Knowing me, myself and I: What psychology can contribute to self-knowledge
How well do you know yourself? It's a question many of us struggle with, as we try to figure out how close we are to who we actually want to be. In a new report in Perspectives on Psychological Science, a journal of the Association for Psychological Science, psychologist Timothy D. Wilson from the University of Virginia describes theories behind self-knowledge (that is, how people form beliefs about themselves), cites challenges psychologists encounter while studying it, and offers ways we can get to know ourselves a little better.
The study of self-knowledge has tended to focus on how accurate we are at determining our own internal states, such as our emotions, personality, and attitudes. However, Wilson notes that self-knowledge can be broadened to include memory, like recalling how we felt in the past, and prospection, predicting how we will feel in the future.
Knowing who we were and who we will be are as important to self-knowledge as knowing who we are in the present. And while a number of researchers are conducting studies that are applicable to those various facets of self-knowledge, Wilson observes that there is not much communication between them, one reason this field is challenging to investigate.
Although it can be fairly simple to assess how people's attitudes change over time--that is, have them predict how they will feel at certain time and then actually measure their feelings at that time-- it is more difficult to measure people's current self-knowledge accurately. Some methods of acquiring accurate information on a person's feelings or their personality are to compare reports from their peers and study their nonverbal behavior. However, Wilson has "great faith in the methodological creativity" of his "fellow social psychologists" and is confident that questions raised by these types of experiments will be answered in the next few years.
Although Wilson acknowledges all the interesting findings that have come out of new technologies, such as fMRI, he cautions that those type of studies may not be very relevant to studying issues associated with self-knowledge.
There are a number of theories that aim to describe self-knowledge by a dual-process model, pitting the unconscious against the conscious. Wilson notes that these theories are pessimistic in that they view the unconscious as something that cannot be breached. However, he remarks that "self-knowledge is less a matter of careful introspection than of becoming an excellent observer of oneself."

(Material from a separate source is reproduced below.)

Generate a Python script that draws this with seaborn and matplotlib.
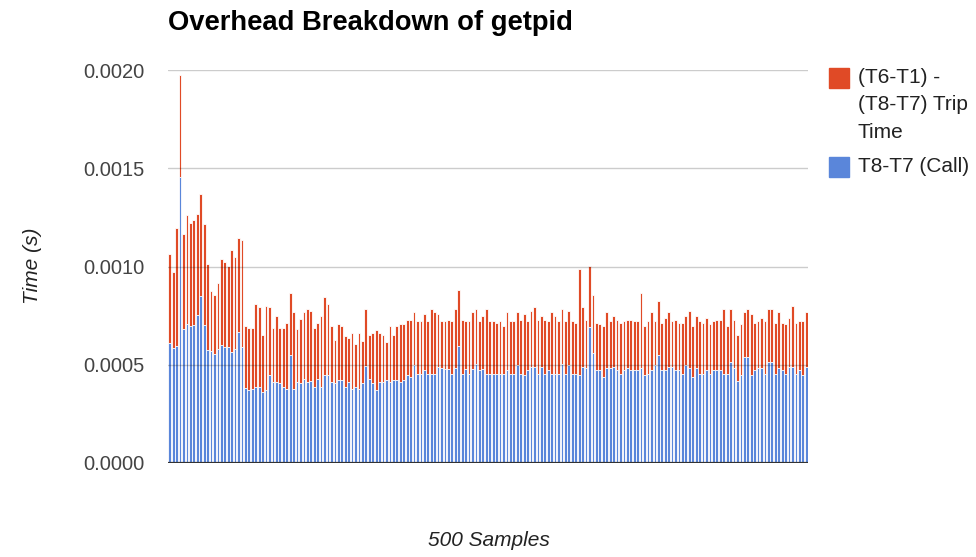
import numpy as np
import pandas as pd
import seaborn as sns
import matplotlib.pyplot as plt
from matplotlib.patches import Rectangle

# Values, in milliseconds (one entry per bar)
# T6-T1 = full bar height, T8-T7 = blue (call) part
total_ms = [
    1.066, 0.970, 1.197, 1.976, 1.164, 1.260, 1.223, 1.239, 1.265, 1.371,
    1.214, 1.012, 0.874, 0.855, 0.916, 1.039, 1.022, 1.003, 1.083, 1.047,
    1.143, 1.133, 0.696, 0.688, 0.688, 0.809, 0.793, 0.653, 0.801, 0.793,
    0.688, 0.749, 0.688, 0.688, 0.713, 0.863, 0.767, 0.681, 0.734, 0.766,
    0.784, 0.776, 0.688, 0.713, 0.749, 0.847, 0.809,
    0.695, 0.627, 0.705, 0.695, 0.644, 0.636, 0.661, 0.607, 0.661, 0.621,
    0.784, 0.649, 0.661, 0.678, 0.661, 0.649, 0.616, 0.695, 0.653, 0.695,
    0.705, 0.705, 0.730, 0.730, 0.767, 0.722, 0.722, 0.759, 0.725, 0.784,
    0.767, 0.759, 0.722, 0.722, 0.730, 0.722, 0.784, 0.880, 0.730, 0.722,
    0.722, 0.767, 0.784, 0.722, 0.750, 0.784,
    0.722, 0.722, 0.713, 0.722, 0.695, 0.767, 0.722, 0.722, 0.767, 0.730,
    0.759, 0.722, 0.776, 0.793, 0.730, 0.750, 0.730, 0.722, 0.767, 0.750,
    0.722, 0.784, 0.722, 0.776, 0.722, 0.713, 0.987, 0.793, 0.730, 1.003,
    0.855, 0.713, 0.705, 0.695, 0.767, 0.722, 0.750, 0.730, 0.713, 0.722,
    0.730, 0.730, 0.722, 0.722, 0.863, 0.695, 0.722,
    0.767, 0.722, 0.826, 0.713, 0.739, 0.767, 0.722, 0.730, 0.713, 0.713,
    0.747, 0.776, 0.695, 0.747, 0.722, 0.713, 0.739, 0.705, 0.722, 0.730,
    0.730, 0.784, 0.695, 0.784, 0.730, 0.649, 0.705, 0.767, 0.784, 0.759,
    0.713, 0.722, 0.739, 0.722, 0.784, 0.784, 0.713, 0.767, 0.713, 0.705,
    0.739, 0.801, 0.713, 0.722, 0.722, 0.767,
]

call_ms = [
    0.610, 0.587, 0.595, 1.454, 0.683, 0.708, 0.695, 0.703, 0.754, 0.850,
    0.703, 0.577, 0.570, 0.553, 0.580, 0.599, 0.590, 0.590, 0.563, 0.580,
    0.666, 0.590, 0.384, 0.371, 0.379, 0.388, 0.388, 0.363, 0.371, 0.447,
    0.411, 0.411, 0.405, 0.388, 0.376, 0.548, 0.379, 0.411, 0.405, 0.427,
    0.411, 0.417, 0.388, 0.427, 0.388, 0.447, 0.447,
    0.413, 0.405, 0.422, 0.422, 0.388, 0.413, 0.379, 0.388, 0.379, 0.405,
    0.492, 0.430, 0.405, 0.371, 0.413, 0.413, 0.422, 0.413, 0.422, 0.422,
    0.413, 0.422, 0.447, 0.438, 0.497, 0.455, 0.455, 0.472, 0.455, 0.455,
    0.455, 0.489, 0.481, 0.476, 0.476, 0.455, 0.481, 0.594, 0.455, 0.476,
    0.455, 0.476, 0.506, 0.472, 0.476, 0.455,
    0.455, 0.455, 0.455, 0.455, 0.455, 0.472, 0.455, 0.455, 0.497, 0.455,
    0.447, 0.472, 0.489, 0.489, 0.455, 0.489, 0.455, 0.472, 0.455, 0.455,
    0.455, 0.506, 0.455, 0.497, 0.455, 0.455, 0.447, 0.489, 0.481, 0.691,
    0.560, 0.472, 0.472, 0.438, 0.481, 0.481, 0.489, 0.472, 0.455, 0.472,
    0.481, 0.472, 0.472, 0.472, 0.481, 0.447, 0.455,
    0.472, 0.497, 0.548, 0.472, 0.472, 0.489, 0.489, 0.472, 0.472, 0.455,
    0.497, 0.481, 0.438, 0.481, 0.455, 0.455, 0.472, 0.455, 0.472, 0.472,
    0.472, 0.455, 0.455, 0.514, 0.481, 0.418, 0.447, 0.540, 0.540, 0.447,
    0.472, 0.481, 0.481, 0.455, 0.514, 0.514, 0.455, 0.481, 0.472, 0.455,
    0.489, 0.489, 0.455, 0.472, 0.447, 0.489,
]

series_labels = ["(T6-T1) -\n(T8-T7) Trip\nTime", "T8-T7 (Call)"]
y_ticks = [0.0, 0.0005, 0.0010, 0.0015, 0.0020]

RED = "#e04a26"
BLUE = "#5a86da"

df = pd.DataFrame({
    "sample": np.arange(len(total_ms)),
    "total": np.array(total_ms) / 1000.0,
    "call": np.array(call_ms) / 1000.0,
})

sns.set_style("white")
plt.rcParams["font.family"] = ["Liberation Sans", "DejaVu Sans"]

fig = plt.figure(figsize=(9.76, 5.57), dpi=100)
ax = fig.add_axes([168 / 976, 1 - 463 / 557, 640 / 976, 393 / 557])

# stacked look: full height in red, call part in blue over it
sns.barplot(data=df, x="sample", y="total", color=RED, saturation=1,
            width=0.8, errorbar=None, edgecolor="white", linewidth=0.6, ax=ax)
sns.barplot(data=df, x="sample", y="call", color=BLUE, saturation=1,
            width=0.8, errorbar=None, edgecolor="white", linewidth=0.6, ax=ax)

ax.set_xlim(-0.5, len(total_ms) - 0.5)
ax.set_ylim(0, 0.002)
ax.set_xticks([])
ax.set_yticks(y_ticks)
ax.set_yticklabels([f"{t:.4f}" for t in y_ticks])
ax.tick_params(axis="y", length=0, pad=17, labelsize=14.5, labelcolor="#444444")
ax.set_xlabel("")
ax.set_ylabel("")
for s in ax.spines.values():
    s.set_visible(False)

# gridlines are drawn over the bars in the original
for t in y_ticks[1:]:
    ax.axhline(t, color="black", alpha=0.2, linewidth=1, zorder=5)
ax.axhline(0, color="#333333", linewidth=1.6, zorder=6)

fig.text(168 / 976, 1 - 30 / 557, "Overhead Breakdown of getpid",
         fontsize=19.7, fontweight="bold", color="black", va="baseline", ha="left")
fig.text(33 / 976, 1 - 266 / 557, "Time (s)", rotation=90, style="italic",
         fontsize=15, color="#222222", va="center", ha="center")
fig.text(489 / 976, 1 - 541 / 557, "500 Samples", style="italic",
         fontsize=15, color="#222222", va="center", ha="center")

# legend on the right
fig.add_artist(Rectangle((829 / 976, 1 - 88 / 557), 20 / 976, 20 / 557,
                         transform=fig.transFigure, color=RED))
fig.add_artist(Rectangle((829 / 976, 1 - 177 / 557), 20 / 976, 20 / 557,
                         transform=fig.transFigure, color=BLUE))
fig.text(858 / 976, 1 - 105 / 557, series_labels[0], fontsize=15,
         color="#222222", va="center", ha="left", linespacing=1.55)
fig.text(858 / 976, 1 - 166 / 557, series_labels[1], fontsize=15,
         color="#222222", va="center", ha="left")

fig.savefig("out.png", dpi=100)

Wilson suggests some ways that can help us learn more about ourselves, such as really attempting to be objective when considering our behaviors and trying to see ourselves through the eyes of other people. Another way of knowing ourselves better is to become more aware of findings from psychological science. Wilson concludes, "Most of us pay attention to medical findings that inform us about our bodies (e.g., that smoking tobacco is harmful), and can learn about our psychological selves in the same way."